Pension funds that develop environmental, social, and governance frameworks without government interference tend to have an easier time incorporating those programs into their investment process.
This is just one of the conclusions of a recently published paper entitled “The Origins of ESG in Pensions: Strategies and Outcomes,” which included an analysis of how Canada’s Public Sector Pension Investment Board has been incorporating ESG into its portfolio since 2001.
The C$204.5 billion ($162.6 billion) fund served as a case study for researchers Judith Stroehle, the research and program lead for the Oxford Said Initiative on Rethinking Performance at the University of Oxford’s business school, and Stéphanie Lachance, a managing director for PSP’s responsible investments team.
“We find that the regulatory environment of pensions is not always a supporting factor for the integration of ESG, and that pensions confront strict and narrow mandates, which often make it difficult for them to incorporate factors other than those of a financial nature,” the paper said.
PSP was created in 1999 and began operating a year later. Just one year after that, the fund adopted its first social and environmental investment policy, making it an early adopter of ESG investing.
The policy said that the environmental and social impact of the companies PSP invested with “may be one of a number of relevant factors that our investment professionals would wish to take into account in making investment decisions.”

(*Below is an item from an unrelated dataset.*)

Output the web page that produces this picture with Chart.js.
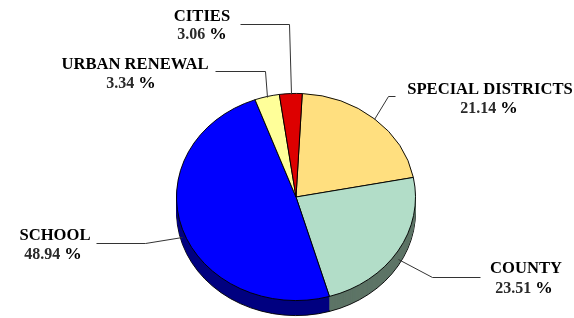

According to the case study, the decision to implement this policy came not from the government, but from internal discussions with the fund’s board and its senior management. This, according to paper, enabled ESG investments.
“As opposed to a responsible investment approach being imposed by a regulator, it allowed for the development of an approach aligned with PSP’s mandate, its investment strategy, and its total fund perspective,” the authors wrote. “This enabler helped in building a strong level of conviction about ESG risks and opportunities within the organization.”
Since then, however, PSP’s approach to ESG has changed. In 2018, the fund adopted a policy that requires it to share how ESG is incorporated into investment practices.
Before investing, PSP identifies any material ESG risks and opportunities of potential portfolio companies. Likewise, when the fund invests with external managers, it asks regularly about ESG. To ensure that its managers’ decisions are aligned with its responsible investment policy, PSP created an in-house assessment framework to evaluate and rank asset managers’ ESG practices. These managers are broken up by quartile and are prioritized for engagement and progress measurement based on that ranking.
PSP also exercises its proxy voting rights, collaborates with other funds, and actively engages with boards, the paper said.
Stroehle and Lachance noted that PSP engages in ESG investing through three lenses: institutional, which covers historical and regulatory mandates that affect pension systems; organizational, which looks at investment policies, governance structures, and collaborations; and portfolio, which tackles investment strategies and asset allocation.
They noted that while pension funds are all different — and thus cannot implement ESG exactly the same as PSP Investments has — they do better when they have the same level of freedom that PSP did to create its own ESG policy.
“The freedom of pension boards and leaders to do this, however, can be restricted through lack of clear guidance on ESG expectations from plan sponsors or regulators,” the paper said. “Additionally, regulators can inhibit the integration of ESG by placing large reporting burdens on pension funds, therefore making ESG an expensive use of resources.”